● GIVEN EXERCISE: Take the lines from the head of the listing through the one bearing "const desaBersamaValues = [1, 3, 5, 0, 0, 0];" and copy them exactly, leaving every picture out.

● GIVEN DATA:
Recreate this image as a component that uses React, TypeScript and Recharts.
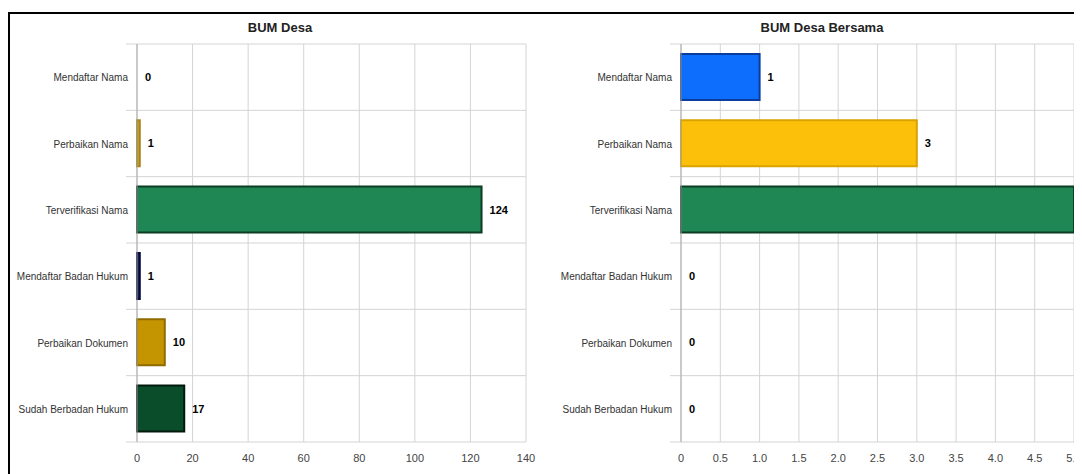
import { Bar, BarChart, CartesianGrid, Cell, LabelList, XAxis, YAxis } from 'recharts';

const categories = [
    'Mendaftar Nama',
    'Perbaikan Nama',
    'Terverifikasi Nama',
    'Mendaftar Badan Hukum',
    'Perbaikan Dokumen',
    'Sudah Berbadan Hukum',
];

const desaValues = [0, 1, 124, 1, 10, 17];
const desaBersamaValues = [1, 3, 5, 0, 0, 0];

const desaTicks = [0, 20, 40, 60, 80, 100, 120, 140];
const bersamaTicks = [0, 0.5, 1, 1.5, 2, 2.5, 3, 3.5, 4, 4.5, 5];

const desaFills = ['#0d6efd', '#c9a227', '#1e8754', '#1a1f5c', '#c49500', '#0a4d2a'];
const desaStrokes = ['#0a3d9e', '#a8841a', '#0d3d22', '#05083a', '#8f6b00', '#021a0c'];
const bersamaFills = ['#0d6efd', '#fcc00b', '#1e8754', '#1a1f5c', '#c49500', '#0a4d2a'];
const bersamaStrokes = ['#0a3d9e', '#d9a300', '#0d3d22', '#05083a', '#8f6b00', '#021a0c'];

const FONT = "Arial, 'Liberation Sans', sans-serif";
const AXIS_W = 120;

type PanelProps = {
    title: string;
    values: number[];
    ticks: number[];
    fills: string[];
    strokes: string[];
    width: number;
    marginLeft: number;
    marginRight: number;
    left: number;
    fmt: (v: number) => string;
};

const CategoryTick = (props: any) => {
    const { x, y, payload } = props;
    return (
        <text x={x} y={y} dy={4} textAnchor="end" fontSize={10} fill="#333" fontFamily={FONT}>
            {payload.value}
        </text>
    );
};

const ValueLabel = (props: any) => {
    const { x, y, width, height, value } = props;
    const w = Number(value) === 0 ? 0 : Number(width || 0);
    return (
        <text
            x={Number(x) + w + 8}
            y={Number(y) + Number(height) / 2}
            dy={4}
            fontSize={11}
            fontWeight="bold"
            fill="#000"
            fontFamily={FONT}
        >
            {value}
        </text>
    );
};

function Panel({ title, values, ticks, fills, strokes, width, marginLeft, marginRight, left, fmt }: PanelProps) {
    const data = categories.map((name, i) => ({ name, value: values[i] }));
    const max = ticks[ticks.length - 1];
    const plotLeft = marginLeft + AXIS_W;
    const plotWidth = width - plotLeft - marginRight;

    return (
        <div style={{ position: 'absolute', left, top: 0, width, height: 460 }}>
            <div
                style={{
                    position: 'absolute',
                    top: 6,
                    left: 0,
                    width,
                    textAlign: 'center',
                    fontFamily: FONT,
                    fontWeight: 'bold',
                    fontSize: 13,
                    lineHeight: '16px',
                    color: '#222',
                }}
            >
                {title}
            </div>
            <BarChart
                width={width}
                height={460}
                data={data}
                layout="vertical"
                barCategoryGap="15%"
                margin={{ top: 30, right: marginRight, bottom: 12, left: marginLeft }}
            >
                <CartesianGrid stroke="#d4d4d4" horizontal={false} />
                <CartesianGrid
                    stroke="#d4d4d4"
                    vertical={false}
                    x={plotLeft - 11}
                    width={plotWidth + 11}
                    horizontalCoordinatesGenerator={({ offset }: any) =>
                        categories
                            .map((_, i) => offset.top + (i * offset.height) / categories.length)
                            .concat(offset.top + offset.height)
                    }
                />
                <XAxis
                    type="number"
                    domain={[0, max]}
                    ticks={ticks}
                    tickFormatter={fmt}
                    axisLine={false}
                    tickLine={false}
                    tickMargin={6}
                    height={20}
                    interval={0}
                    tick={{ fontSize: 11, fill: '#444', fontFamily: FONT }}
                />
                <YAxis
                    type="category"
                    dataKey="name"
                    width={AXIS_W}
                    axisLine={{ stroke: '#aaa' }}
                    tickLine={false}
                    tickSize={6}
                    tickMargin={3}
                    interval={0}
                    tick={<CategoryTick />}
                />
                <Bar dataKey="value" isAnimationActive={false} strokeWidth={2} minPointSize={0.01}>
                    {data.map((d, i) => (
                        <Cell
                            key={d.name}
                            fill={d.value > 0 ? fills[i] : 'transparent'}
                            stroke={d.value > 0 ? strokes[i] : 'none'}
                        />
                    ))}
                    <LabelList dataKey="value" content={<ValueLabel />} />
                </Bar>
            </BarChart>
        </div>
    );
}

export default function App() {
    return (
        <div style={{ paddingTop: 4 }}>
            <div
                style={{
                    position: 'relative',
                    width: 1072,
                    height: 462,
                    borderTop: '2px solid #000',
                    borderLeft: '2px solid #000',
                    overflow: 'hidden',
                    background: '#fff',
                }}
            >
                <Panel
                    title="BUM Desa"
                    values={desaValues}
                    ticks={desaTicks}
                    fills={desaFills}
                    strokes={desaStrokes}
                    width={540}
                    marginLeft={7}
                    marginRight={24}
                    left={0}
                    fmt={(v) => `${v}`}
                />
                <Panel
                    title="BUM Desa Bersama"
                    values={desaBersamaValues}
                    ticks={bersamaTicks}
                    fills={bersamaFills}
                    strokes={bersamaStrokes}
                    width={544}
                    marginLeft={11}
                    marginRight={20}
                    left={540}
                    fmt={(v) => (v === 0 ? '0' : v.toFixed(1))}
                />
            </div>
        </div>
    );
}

● COMPLETED EXERCISE:
Recreate this image as a component that uses React, TypeScript and Recharts.
import { Bar, BarChart, CartesianGrid, Cell, LabelList, XAxis, YAxis } from 'recharts';

const categories = [
    'Mendaftar Nama',
    'Perbaikan Nama',
    'Terverifikasi Nama',
    'Mendaftar Badan Hukum',
    'Perbaikan Dokumen',
    'Sudah Berbadan Hukum',
];

const desaValues = [0, 1, 124, 1, 10, 17];
const desaBersamaValues = [1, 3, 5, 0, 0, 0];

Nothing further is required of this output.